[Record extracts]
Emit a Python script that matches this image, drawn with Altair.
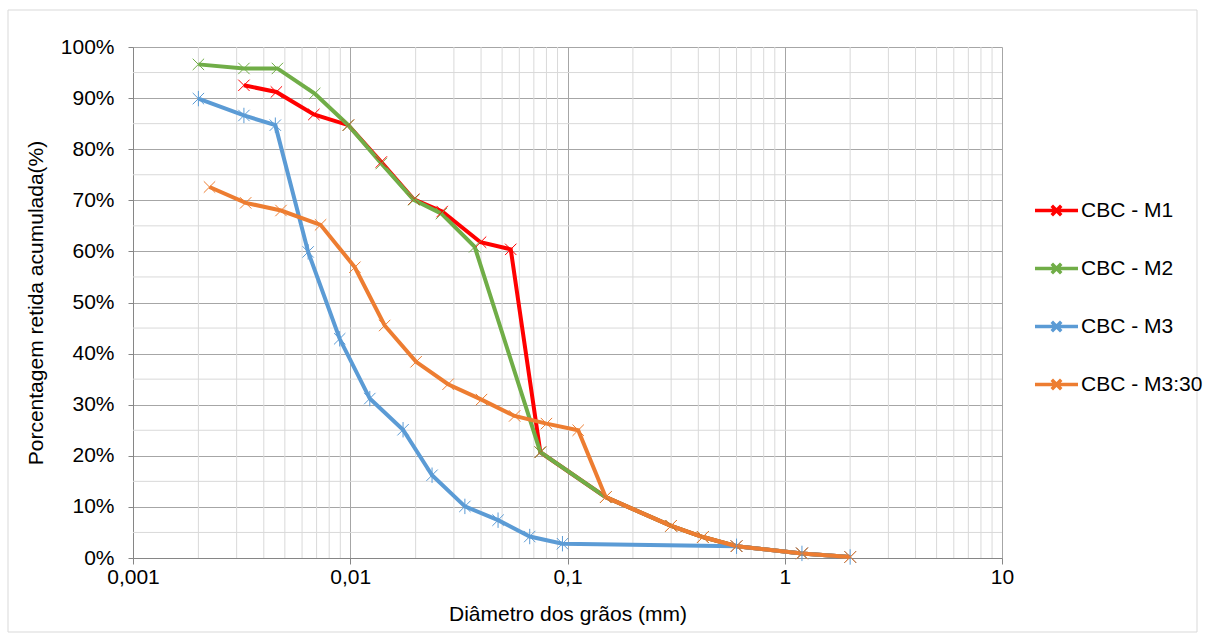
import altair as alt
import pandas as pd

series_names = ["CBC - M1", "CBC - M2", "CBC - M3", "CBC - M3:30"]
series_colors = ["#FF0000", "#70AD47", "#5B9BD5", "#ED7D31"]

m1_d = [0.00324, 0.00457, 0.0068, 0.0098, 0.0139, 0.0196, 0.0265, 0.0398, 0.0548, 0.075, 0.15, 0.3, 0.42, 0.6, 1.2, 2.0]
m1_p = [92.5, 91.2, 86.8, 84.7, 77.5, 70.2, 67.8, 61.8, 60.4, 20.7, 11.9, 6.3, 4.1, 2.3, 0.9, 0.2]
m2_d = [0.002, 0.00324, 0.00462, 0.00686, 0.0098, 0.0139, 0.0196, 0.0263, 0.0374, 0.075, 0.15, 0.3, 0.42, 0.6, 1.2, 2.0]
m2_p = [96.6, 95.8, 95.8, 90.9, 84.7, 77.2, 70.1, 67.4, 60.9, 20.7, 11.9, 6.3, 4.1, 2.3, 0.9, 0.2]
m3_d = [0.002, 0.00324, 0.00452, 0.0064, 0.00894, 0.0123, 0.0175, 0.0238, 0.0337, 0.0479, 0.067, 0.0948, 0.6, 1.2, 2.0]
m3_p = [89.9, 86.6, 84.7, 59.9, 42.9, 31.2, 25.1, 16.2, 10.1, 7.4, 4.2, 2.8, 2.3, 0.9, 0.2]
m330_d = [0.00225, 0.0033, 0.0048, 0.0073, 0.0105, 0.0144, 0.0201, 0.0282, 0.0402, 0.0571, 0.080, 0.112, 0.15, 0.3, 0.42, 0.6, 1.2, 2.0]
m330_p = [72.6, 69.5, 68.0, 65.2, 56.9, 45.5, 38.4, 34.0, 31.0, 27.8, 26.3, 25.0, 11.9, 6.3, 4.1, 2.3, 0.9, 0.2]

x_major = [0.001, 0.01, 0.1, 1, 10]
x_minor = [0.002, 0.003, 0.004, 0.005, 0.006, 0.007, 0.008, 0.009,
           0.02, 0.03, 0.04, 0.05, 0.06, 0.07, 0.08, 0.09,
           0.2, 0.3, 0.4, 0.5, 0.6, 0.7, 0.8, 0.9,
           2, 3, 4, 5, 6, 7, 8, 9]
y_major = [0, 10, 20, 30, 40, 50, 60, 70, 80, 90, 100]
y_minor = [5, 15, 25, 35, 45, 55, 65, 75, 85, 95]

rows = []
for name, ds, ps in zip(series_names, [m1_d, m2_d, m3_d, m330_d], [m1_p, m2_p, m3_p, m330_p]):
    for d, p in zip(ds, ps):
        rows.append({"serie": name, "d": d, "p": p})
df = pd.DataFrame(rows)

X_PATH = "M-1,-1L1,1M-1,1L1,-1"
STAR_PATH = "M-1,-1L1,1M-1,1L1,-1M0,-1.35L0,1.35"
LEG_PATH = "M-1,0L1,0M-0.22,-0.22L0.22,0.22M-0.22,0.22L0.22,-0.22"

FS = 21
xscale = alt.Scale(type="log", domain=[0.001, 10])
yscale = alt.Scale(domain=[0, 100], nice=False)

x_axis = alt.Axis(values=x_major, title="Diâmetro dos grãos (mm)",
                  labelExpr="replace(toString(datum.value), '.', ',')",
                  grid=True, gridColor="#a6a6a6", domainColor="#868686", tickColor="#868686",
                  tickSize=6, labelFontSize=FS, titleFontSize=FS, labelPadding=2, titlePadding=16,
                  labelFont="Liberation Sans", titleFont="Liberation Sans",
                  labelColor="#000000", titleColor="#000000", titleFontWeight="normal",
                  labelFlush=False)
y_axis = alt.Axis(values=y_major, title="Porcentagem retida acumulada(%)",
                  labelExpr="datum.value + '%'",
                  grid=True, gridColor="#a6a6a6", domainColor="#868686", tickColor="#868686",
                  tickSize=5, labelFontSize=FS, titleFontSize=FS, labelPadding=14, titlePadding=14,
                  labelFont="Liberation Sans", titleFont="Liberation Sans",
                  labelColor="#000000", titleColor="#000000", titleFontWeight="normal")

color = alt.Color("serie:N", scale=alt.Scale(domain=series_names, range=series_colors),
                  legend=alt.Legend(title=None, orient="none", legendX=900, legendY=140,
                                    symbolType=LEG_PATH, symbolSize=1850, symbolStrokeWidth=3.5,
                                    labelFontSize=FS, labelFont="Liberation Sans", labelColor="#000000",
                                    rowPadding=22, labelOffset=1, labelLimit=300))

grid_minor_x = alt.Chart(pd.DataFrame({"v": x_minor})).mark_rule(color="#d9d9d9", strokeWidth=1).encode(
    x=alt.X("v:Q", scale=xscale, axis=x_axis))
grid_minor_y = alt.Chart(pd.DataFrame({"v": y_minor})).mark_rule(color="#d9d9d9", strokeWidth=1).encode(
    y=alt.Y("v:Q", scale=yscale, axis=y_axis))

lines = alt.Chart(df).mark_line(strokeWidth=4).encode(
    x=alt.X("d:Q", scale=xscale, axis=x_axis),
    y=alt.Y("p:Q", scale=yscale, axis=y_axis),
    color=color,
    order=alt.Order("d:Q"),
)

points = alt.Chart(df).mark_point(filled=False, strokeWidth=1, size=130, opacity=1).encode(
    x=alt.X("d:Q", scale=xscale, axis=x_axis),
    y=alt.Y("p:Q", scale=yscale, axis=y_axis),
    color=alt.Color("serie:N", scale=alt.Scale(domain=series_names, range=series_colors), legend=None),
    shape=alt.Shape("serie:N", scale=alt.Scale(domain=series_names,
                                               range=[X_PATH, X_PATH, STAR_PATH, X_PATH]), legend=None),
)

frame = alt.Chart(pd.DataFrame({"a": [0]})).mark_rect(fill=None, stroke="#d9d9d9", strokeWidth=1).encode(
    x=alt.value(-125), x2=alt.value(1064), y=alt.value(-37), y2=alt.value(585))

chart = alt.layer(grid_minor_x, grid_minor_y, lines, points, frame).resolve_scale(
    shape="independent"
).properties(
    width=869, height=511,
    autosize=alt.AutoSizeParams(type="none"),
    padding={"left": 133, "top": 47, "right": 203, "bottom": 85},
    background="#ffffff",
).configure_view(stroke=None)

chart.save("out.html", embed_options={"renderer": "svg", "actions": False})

==

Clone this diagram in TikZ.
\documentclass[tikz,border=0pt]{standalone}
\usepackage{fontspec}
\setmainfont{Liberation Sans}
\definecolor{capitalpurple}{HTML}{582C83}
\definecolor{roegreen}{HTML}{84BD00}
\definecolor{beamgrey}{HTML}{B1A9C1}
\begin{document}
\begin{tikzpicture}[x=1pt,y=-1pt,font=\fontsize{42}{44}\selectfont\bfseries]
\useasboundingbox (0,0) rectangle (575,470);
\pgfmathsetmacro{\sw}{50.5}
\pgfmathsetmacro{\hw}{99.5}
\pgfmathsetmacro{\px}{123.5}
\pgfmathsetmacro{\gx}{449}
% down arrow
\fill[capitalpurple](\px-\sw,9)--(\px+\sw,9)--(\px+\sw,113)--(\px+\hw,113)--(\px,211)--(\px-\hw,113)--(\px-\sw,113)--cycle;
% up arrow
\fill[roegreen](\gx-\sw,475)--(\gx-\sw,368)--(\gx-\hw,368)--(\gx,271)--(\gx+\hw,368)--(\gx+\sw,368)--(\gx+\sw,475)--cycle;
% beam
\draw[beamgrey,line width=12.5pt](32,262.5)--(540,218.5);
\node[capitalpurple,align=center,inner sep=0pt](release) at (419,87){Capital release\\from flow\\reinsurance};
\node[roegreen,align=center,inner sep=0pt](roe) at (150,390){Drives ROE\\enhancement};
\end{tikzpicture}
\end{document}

---

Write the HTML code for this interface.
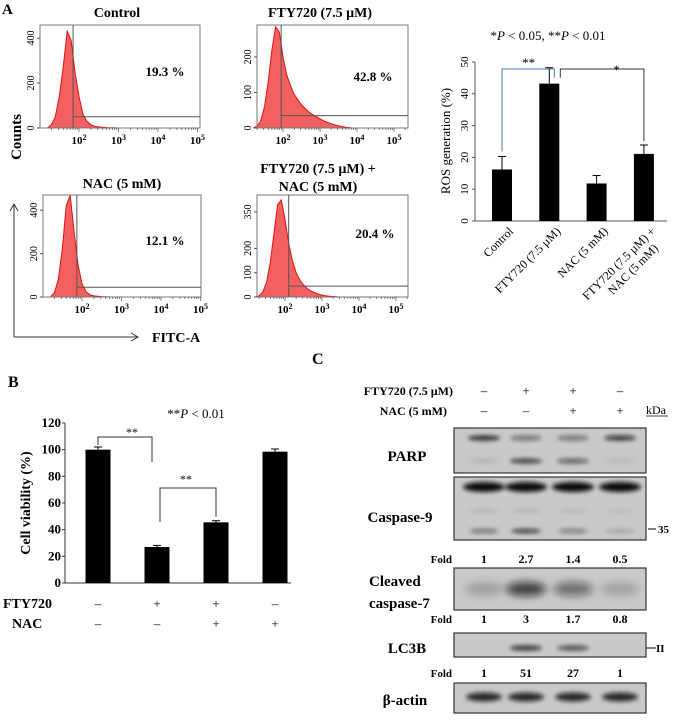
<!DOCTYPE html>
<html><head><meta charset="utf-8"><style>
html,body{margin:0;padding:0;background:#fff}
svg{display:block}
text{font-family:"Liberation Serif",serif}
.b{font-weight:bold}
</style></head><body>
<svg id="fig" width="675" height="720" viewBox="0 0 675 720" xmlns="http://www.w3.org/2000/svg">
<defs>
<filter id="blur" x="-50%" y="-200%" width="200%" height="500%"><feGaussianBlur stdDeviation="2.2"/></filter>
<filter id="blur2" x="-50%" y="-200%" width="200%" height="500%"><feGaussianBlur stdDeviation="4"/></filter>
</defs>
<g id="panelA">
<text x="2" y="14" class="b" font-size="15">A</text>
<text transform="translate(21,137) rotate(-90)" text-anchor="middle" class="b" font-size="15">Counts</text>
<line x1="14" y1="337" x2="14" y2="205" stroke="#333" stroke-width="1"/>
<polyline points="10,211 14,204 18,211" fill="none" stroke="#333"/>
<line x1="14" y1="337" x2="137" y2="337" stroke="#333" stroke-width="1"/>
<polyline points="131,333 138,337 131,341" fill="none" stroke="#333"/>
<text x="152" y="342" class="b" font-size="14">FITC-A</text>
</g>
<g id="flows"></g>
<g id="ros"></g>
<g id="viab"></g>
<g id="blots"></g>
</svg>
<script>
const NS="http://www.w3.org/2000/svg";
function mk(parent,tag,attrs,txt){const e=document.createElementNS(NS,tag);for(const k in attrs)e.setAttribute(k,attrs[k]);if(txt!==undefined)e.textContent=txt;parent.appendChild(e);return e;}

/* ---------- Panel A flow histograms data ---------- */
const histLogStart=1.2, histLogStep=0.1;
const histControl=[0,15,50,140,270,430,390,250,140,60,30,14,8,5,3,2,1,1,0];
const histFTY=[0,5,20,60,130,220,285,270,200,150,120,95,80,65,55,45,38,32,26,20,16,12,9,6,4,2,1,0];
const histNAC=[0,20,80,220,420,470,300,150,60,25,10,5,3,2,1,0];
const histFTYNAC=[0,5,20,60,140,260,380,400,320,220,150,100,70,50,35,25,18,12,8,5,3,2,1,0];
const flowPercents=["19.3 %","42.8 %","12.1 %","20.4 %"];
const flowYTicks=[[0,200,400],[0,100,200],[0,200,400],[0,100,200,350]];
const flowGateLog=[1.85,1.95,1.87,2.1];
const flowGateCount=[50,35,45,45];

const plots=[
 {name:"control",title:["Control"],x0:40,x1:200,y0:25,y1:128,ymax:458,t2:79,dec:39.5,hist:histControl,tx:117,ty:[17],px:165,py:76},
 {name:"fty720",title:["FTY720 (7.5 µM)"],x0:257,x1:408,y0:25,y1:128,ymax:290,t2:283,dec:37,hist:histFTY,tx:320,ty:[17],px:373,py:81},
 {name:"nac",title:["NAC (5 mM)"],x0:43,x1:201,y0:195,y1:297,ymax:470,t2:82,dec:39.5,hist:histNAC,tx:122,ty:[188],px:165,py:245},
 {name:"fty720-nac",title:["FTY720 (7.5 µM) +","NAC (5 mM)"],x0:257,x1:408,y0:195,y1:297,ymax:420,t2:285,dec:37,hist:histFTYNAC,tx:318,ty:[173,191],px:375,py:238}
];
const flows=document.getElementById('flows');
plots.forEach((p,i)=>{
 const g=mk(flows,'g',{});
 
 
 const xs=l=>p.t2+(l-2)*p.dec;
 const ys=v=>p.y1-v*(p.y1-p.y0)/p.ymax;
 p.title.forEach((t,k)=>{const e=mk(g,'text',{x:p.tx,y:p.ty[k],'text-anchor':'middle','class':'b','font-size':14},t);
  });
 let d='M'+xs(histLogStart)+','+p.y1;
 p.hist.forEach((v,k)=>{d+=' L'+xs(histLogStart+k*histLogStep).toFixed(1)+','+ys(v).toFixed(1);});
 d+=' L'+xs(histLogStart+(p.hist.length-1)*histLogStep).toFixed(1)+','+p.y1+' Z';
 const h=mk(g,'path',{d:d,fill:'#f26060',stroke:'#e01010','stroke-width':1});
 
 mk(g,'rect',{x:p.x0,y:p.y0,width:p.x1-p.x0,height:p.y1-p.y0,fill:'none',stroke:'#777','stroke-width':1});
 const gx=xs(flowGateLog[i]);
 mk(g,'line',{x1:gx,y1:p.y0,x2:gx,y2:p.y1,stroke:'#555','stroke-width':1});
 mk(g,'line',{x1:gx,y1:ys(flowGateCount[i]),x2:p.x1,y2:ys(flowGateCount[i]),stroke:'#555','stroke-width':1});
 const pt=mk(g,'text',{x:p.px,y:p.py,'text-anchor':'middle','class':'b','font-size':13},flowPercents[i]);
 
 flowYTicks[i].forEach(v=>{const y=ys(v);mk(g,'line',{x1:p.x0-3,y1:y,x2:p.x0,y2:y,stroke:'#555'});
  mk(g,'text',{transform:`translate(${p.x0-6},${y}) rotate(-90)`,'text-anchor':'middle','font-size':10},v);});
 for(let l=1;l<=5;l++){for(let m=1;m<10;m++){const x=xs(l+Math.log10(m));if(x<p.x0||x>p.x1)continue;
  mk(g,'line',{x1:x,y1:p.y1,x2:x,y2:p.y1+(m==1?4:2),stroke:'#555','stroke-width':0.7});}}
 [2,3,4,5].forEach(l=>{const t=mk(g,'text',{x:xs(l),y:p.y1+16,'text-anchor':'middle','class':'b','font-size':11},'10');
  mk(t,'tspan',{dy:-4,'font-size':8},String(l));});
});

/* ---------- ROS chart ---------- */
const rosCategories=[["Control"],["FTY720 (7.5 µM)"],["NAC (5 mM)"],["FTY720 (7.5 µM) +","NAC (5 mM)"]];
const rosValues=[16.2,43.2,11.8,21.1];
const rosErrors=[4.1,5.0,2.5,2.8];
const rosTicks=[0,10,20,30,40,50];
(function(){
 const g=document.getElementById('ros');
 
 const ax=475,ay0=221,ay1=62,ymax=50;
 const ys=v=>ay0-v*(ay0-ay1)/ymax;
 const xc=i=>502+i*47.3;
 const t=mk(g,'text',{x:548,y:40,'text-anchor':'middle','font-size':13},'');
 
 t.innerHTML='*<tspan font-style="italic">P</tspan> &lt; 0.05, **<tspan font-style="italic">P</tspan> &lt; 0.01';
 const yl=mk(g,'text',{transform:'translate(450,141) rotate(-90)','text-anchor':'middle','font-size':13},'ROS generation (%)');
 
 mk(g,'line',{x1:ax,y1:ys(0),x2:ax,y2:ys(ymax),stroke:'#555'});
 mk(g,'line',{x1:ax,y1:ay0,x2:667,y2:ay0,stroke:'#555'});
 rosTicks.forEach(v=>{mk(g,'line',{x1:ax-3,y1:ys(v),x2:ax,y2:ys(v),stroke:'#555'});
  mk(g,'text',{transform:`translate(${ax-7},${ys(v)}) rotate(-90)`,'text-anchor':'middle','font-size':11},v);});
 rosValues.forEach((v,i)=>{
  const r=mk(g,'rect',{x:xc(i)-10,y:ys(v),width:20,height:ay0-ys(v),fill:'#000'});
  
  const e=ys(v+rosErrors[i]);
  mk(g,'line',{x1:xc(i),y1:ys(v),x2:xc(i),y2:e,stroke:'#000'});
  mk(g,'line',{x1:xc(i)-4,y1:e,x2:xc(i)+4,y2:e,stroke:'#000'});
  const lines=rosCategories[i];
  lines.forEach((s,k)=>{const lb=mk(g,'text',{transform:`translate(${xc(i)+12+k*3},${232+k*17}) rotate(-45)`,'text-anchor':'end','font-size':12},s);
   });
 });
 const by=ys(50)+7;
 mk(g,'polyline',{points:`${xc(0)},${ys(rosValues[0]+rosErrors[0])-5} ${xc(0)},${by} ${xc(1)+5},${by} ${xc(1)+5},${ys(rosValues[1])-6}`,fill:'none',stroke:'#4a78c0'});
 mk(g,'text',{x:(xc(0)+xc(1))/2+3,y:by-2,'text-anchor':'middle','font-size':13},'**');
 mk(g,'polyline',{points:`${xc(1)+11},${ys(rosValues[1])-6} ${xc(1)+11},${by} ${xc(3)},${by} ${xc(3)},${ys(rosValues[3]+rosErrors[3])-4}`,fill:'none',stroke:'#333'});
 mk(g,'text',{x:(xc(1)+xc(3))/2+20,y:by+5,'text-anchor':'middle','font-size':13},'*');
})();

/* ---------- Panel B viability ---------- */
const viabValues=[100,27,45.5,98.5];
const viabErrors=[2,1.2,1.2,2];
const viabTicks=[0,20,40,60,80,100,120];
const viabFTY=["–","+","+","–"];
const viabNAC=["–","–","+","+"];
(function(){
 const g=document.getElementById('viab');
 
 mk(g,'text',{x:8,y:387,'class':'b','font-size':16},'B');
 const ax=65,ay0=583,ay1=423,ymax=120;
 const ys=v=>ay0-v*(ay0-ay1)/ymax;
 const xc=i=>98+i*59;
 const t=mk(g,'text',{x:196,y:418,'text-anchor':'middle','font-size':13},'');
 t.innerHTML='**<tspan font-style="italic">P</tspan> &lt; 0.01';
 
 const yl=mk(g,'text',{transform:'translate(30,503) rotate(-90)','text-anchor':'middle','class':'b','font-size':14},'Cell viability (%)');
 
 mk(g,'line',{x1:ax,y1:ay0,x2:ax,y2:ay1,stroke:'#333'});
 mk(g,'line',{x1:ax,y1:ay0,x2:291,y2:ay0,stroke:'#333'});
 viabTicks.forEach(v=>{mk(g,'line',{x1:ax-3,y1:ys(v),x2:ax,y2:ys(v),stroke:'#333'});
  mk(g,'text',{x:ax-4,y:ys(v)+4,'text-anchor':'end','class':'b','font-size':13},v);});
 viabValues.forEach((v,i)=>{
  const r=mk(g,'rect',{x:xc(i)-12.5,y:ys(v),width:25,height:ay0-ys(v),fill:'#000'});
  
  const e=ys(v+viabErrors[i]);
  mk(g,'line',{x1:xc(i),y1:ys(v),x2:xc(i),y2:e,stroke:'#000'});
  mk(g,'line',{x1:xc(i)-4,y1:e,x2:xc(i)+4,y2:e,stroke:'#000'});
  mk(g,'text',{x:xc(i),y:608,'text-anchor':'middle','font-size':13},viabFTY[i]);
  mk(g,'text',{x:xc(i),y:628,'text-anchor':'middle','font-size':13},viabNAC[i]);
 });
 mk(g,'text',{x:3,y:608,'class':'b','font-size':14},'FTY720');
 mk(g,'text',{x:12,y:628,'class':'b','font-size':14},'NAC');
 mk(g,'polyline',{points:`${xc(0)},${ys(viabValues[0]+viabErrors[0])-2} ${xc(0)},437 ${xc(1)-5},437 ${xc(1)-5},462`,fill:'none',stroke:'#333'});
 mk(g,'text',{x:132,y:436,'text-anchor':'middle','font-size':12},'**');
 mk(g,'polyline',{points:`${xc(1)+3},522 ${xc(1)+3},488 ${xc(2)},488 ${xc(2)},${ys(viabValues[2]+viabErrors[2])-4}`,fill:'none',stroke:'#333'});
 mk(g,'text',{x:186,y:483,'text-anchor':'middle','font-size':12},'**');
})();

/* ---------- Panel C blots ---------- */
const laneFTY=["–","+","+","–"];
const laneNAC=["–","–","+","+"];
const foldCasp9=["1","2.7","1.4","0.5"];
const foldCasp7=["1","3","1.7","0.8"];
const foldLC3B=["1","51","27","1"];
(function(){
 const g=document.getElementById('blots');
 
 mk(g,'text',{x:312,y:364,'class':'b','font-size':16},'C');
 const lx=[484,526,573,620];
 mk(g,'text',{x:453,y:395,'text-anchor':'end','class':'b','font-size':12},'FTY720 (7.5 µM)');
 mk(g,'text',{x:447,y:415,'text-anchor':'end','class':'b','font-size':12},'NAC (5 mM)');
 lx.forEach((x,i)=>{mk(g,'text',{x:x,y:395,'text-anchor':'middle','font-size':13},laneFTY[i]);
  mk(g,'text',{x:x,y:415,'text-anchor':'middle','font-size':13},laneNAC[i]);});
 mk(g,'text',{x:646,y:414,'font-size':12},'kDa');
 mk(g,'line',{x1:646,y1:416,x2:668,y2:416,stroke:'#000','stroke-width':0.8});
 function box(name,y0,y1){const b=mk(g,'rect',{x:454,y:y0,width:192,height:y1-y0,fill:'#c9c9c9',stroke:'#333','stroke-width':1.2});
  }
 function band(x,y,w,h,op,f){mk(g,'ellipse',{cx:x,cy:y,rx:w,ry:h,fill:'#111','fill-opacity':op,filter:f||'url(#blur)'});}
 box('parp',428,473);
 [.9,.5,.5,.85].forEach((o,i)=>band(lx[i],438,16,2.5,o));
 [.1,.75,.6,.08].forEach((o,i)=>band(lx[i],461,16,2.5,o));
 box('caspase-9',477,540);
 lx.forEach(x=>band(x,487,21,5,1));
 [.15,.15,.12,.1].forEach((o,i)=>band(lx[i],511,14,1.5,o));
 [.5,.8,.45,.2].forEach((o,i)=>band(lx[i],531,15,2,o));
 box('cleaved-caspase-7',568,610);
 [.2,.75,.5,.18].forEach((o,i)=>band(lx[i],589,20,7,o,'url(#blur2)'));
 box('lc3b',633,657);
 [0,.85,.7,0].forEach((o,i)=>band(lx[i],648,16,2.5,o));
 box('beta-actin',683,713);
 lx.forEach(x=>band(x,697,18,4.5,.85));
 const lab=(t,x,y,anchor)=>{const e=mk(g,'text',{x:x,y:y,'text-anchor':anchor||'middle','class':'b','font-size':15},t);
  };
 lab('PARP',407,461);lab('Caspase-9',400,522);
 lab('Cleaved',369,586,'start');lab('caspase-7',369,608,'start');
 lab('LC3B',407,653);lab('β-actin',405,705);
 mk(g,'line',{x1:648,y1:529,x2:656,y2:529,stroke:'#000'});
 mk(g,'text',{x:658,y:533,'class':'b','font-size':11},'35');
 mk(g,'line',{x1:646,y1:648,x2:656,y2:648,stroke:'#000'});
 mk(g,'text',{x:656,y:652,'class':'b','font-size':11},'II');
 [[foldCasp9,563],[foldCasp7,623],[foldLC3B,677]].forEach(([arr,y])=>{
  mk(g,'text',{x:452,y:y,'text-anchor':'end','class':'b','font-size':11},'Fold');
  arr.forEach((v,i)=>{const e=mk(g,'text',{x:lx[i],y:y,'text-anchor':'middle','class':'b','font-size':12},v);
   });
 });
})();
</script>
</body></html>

[Exercise aim] Check each line of the data above for the word "this", then state how many lines have it. Give the number alone.

[Result of the task] 3